超参数优化是实现模型性能最大化的重要步骤，scikit-learn提供了GridSearchCV和RandomizedSearchCV两个比较流行的选项。Hyperopt，是python中的一个用于"分布式异步算法组态/超参数优化"的类库。Hyperopt提供了能够超越随机搜索的算法，并且可以找到与网格搜索相媲美的结果。它是一种通过贝叶斯优化来调整参数的工具，可结合MongoDB可以进行分布式调参，快速找到相对较优的参数。

Hyheropt四个重要的因素：

指定需要最小化的函数
参数搜索空间
存储搜索计算结果
所使用的搜索算法

Xgboost介绍

XGBoost是一个优化的分布式梯度增强库，它在Gradient Boosting框架下实现机器学习算法。
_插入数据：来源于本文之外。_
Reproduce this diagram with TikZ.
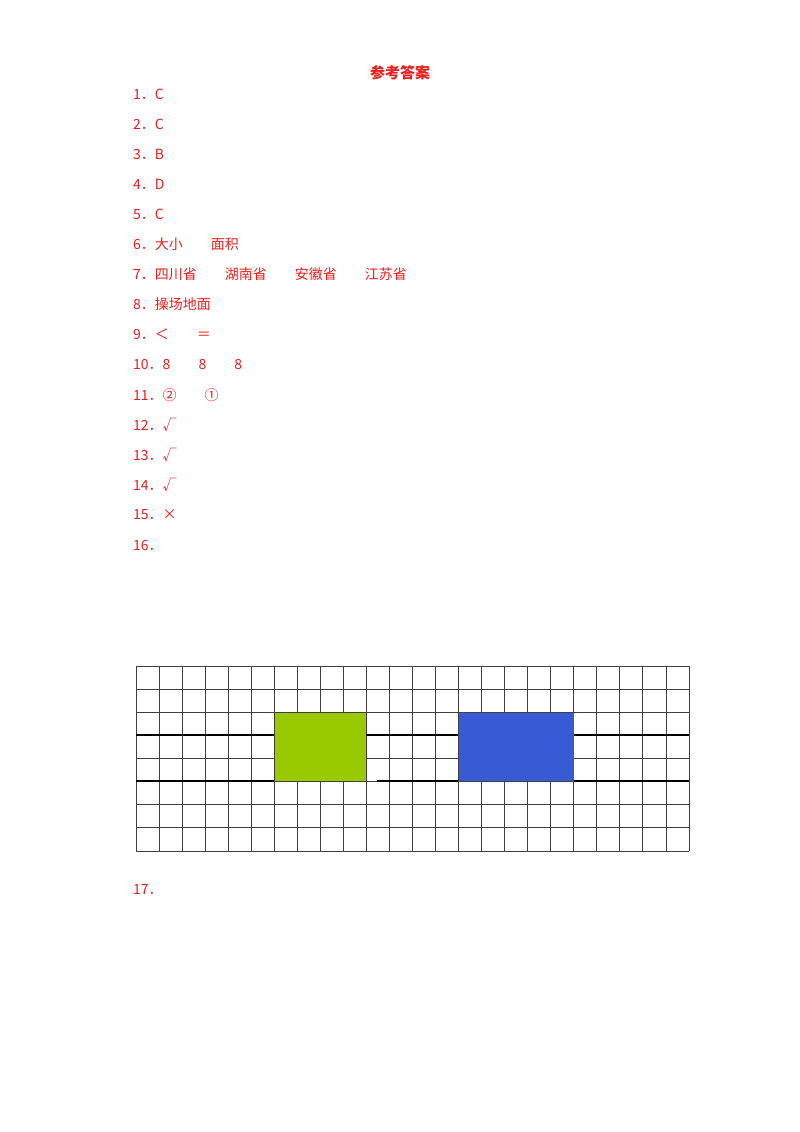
\documentclass[tikz,border=0pt]{standalone}
\usepackage{fontspec}
\newfontfamily\cjk{Noto Sans CJK SC}
\definecolor{ans}{RGB}{235,30,30}
\begin{document}
\begin{tikzpicture}[x=1pt,y=-1pt,
  line/.style={anchor=west,inner sep=0pt,font=\cjk\fontsize{14}{16}\selectfont,text=ans},
  gl/.style={draw=black!75,line width=0.8pt}]
\useasboundingbox[fill=white] (0,0) rectangle (800,1132);
\node[font=\cjk\bfseries\fontsize{15}{17}\selectfont,text=ans] (title) at (400,73) {参考答案};
\node[line] (a1) at (133,94) {1．C};
\node[line] (a2) at (133,124) {2．C};
\node[line] (a3) at (133,154) {3．B};
\node[line] (a4) at (133,184) {4．D};
\node[line] (a5) at (133,214) {5．C};
\node[line] (a6) at (133,244) {6．大小　　面积};
\node[line] (a7) at (133,274) {7．四川省　　湖南省　　安徽省　　江苏省};
\node[line] (a8) at (133,304) {8．操场地面};
\node[line] (a9) at (133,334) {9．＜　　＝};
\node[line] (a10) at (133,365) {10．8　　8　　8};
\node[line] (a11) at (133,395) {11．②　　①};
\node[line] (a12) at (133,425) {12．√};
\node[line] (a13) at (133,455) {13．√};
\node[line] (a14) at (133,485) {14．√};
\node[line] (a15) at (133,515) {15．×};
\node[line] (a16) at (133,546) {16．};
\node[line] (a17) at (133,889) {17．};
\fill[fill={rgb,255:red,153;green,202;blue,0}] (274,712) rectangle (366,781);
\fill[fill={rgb,255:red,56;green,90;blue,212}] (458,712) rectangle (574,781);
\foreach \i in {0,...,24} \draw[gl] ({136+\i*23.04},666) -- ({136+\i*23.04},851);
\foreach \j in {0,...,8} \draw[gl] (136,{666+\j*23.125}) -- (689,{666+\j*23.125});
\fill[fill={rgb,255:red,153;green,202;blue,0}] (274.6,712.6) rectangle (365.6,780.6);
\fill[fill={rgb,255:red,56;green,90;blue,212}] (458.6,712.6) rectangle (573.6,780.6);
\draw[black,line width=1.2pt] (136,735) -- (274,735) (366,735)--(458,735) (574,735)--(689,735);
\draw[black,line width=1.2pt] (136,781) -- (274,781) (377,781)--(458,781) (574,781)--(689,781);
\end{tikzpicture}
\end{document}
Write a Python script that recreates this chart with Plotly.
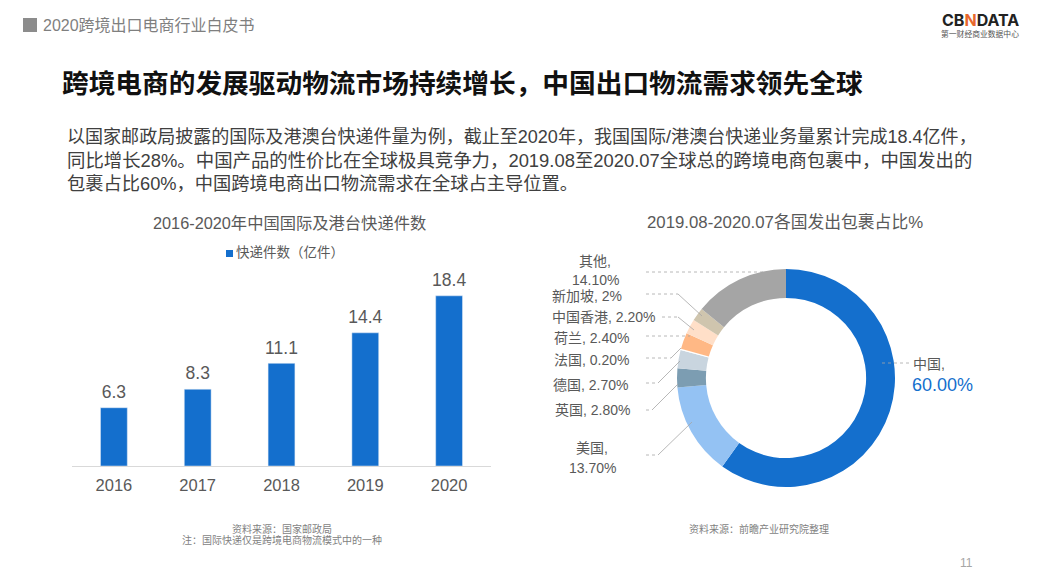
import plotly.graph_objects as go

W, H = 1046, 580
FONT = "Liberation Sans, Noto Sans CJK SC"

years = ["2016", "2017", "2018", "2019", "2020"]
parcels = [6.3, 8.3, 11.1, 14.4, 18.4]
bar_series_name = "快递件数（亿件）"

regions = ["中国", "美国", "英国", "德国", "法国", "荷兰", "中国香港", "新加坡", "其他"]
shares = [60.0, 13.7, 2.8, 2.7, 0.2, 2.4, 2.2, 2.0, 14.1]
slice_colors = ["#146FCD", "#94C2F3", "#7C9DB2", "#C9D5DF", "#FFFFFF",
                "#FFB885", "#FFDFC8", "#CFC5AE", "#A5A5A5"]

body_lines = [
    "以国家邮政局披露的国际及港澳台快递件量为例，截止至2020年，我国国际/港澳台快递业务量累计完成18.4亿件，",
    "同比增长28%。中国产品的性价比在全球极具竞争力，2019.08至2020.07全球总的跨境电商包裹中，中国发出的",
    "包裹占比60%，中国跨境电商出口物流需求在全球占主导位置。",
]

def px(x): return x / W
def py(y): return 1 - y / H

fig = go.Figure()
fig.add_trace(go.Bar(
    x=years, y=parcels, name=bar_series_name, marker_color="#146FCD", width=0.32,
    showlegend=False, xaxis="x", yaxis="y",
))
# value labels, held a little above each bar by an invisible marker
fig.add_trace(go.Scatter(
    x=years, y=parcels, mode="markers+text", text=[f"{v}" for v in parcels],
    textposition="top center", cliponaxis=False, hoverinfo="skip", showlegend=False,
    marker=dict(size=7, opacity=0),
    textfont=dict(size=17.5, color="#595959", family=FONT),
    xaxis="x", yaxis="y",
))
fig.add_trace(go.Pie(
    labels=regions, values=shares, hole=0.735, sort=False, direction="clockwise",
    rotation=0, textinfo="none", showlegend=False, hoverinfo="label+percent",
    marker=dict(colors=slice_colors, line=dict(color="#FFFFFF", width=0)),
    domain=dict(x=[px(786 - 109), px(786 + 109)], y=[py(378 + 109), py(378 - 109)]),
))

def text(x, y, s, size=13, color="#595959", anchor="center", weight=None):
    fig.add_annotation(
        xref="paper", yref="paper", x=px(x), y=py(y), text=s, showarrow=False,
        xanchor=anchor, yanchor="middle", align="center",
        font=dict(size=size, color=color, family=FONT, weight=weight or 400),
    )

text(41, 25, "2020跨境出口电商行业白皮书", 16, "#7F7F7F", "left")
text(60, 84, "跨境电商的发展驱动物流市场持续增长，中国出口物流需求领先全球", 26.7, "#111111", "left", 700)
for y, line, size in zip((137, 160, 184), body_lines, (18.05, 18.4, 18.25)):
    text(65, y, line, size, "#404040", "left")
text(289, 223, "2016-2020年中国国际及港台快递件数", 16.3, "#595959")
text(785, 223, "2019.08-2020.07各国发出包裹占比%", 16.8, "#595959")

text(282, 529, "资料来源：国家邮政局", 10, "#7F7F7F")
text(282, 540, "注：国际快递仅是跨境电商物流模式中的一种", 10, "#7F7F7F")
text(759, 529, "资料来源：前瞻产业研究院整理", 10, "#7F7F7F")
text(966, 563, "11", 12, "#A6A6A6")

# series key above the bars
text(234, 253, bar_series_name, 13.5, "#595959", "left")

# logo as text
fig.add_annotation(
    xref="paper", yref="paper", x=px(980), y=py(20), showarrow=False,
    xanchor="center", yanchor="middle",
    text="<b>CB<span style='color:#E8672C'>N</span>DATA</b>",
    font=dict(size=16, color="#222222", family="Inter"),
)
text(980, 34, "第一财经商业数据中心", 7.8, "#555555")

# pie labels
LS = 14
text(595, 261, "其他,", LS)
text(595, 280, "14.10%", LS)
text(587, 296, "新加坡, 2%", LS)
text(603, 317, "中国香港, 2.20%", LS)
text(591, 338, "荷兰, 2.40%", LS)
text(591, 360, "法国, 0.20%", LS)
text(590, 385, "德国, 2.70%", LS)
text(592, 410, "英国, 2.80%", LS)
text(592, 448, "美国,", LS)
text(592, 468, "13.70%", LS)
text(911, 364, "中国,", LS, "#595959", "left")
text(910, 385, "60.00%", 18, "#146FCD", "left")

# leader lines
leaders = [
    [(646, 272), (772, 272)],
    [(646, 294), (678, 294), (702, 316)],
    [(662, 317), (678, 317), (694, 330)],
    [(646, 336), (690, 336)],
    [(646, 358), (671, 358), (681, 348)],
    [(646, 383), (658, 383), (680, 361)],
    [(646, 410), (652, 410), (678, 384)],
    [(646, 455), (658, 455), (692, 422)],
    [(882, 363), (911, 363)],
]
shapes = []
for pts in leaders:
    for i, ((x0, y0), (x1, y1)) in enumerate(zip(pts, pts[1:])):
        shapes.append(dict(
            type="line", xref="paper", yref="paper",
            x0=px(x0), y0=py(y0), x1=px(x1), y1=py(y1),
            line=dict(color="#A6A6A6", width=0.8, dash="dot" if y0 == y1 else "solid"),
        ))
# header square
shapes.append(dict(type="rect", xref="paper", yref="paper", x0=px(23), x1=px(37),
                   y0=py(32), y1=py(18), fillcolor="#8C8C8C", line_width=0))
# series key swatch
shapes.append(dict(type="rect", xref="paper", yref="paper", x0=px(226), x1=px(233),
                   y0=py(257), y1=py(250), fillcolor="#146FCD", line_width=0))

fig.update_layout(
    width=W, height=H, margin=dict(l=0, r=0, t=0, b=0),
    paper_bgcolor="#FFFFFF", plot_bgcolor="#FFFFFF", shapes=shapes,
    font=dict(family=FONT, color="#595959"),
    xaxis=dict(domain=[px(72), px(491)], anchor="y", type="category",
               categoryorder="array", categoryarray=years, showgrid=False,
               showline=True, linecolor="#D9D9D9", linewidth=1, ticks="",
               ticklabelstandoff=4,
               tickfont=dict(size=16.5, color="#595959")),
    yaxis=dict(domain=[py(466), py(281)], range=[0, 20], visible=False),
    showlegend=False,
)
fig.write_html("out.html", config=dict(displayModeBar=False),
               post_script="document.body.style.margin='0';")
XGBoost成功背后最重要的因素是它在所有场景中的可扩展性，模型具有可解释性，在工业系统中被大量使用，xgboost与gbdt相比，gbdt只用到了一阶导数信息，而xgboost则同时用到了一阶与二阶导数，并且xgboost在惩罚函数中加入了正则化项，用于控制模型的复杂度，防止过拟合。

XGBoost具有三类参数，（常规参数）general parameters，（提升器参数）booster parameters和（任务参数）task parameters。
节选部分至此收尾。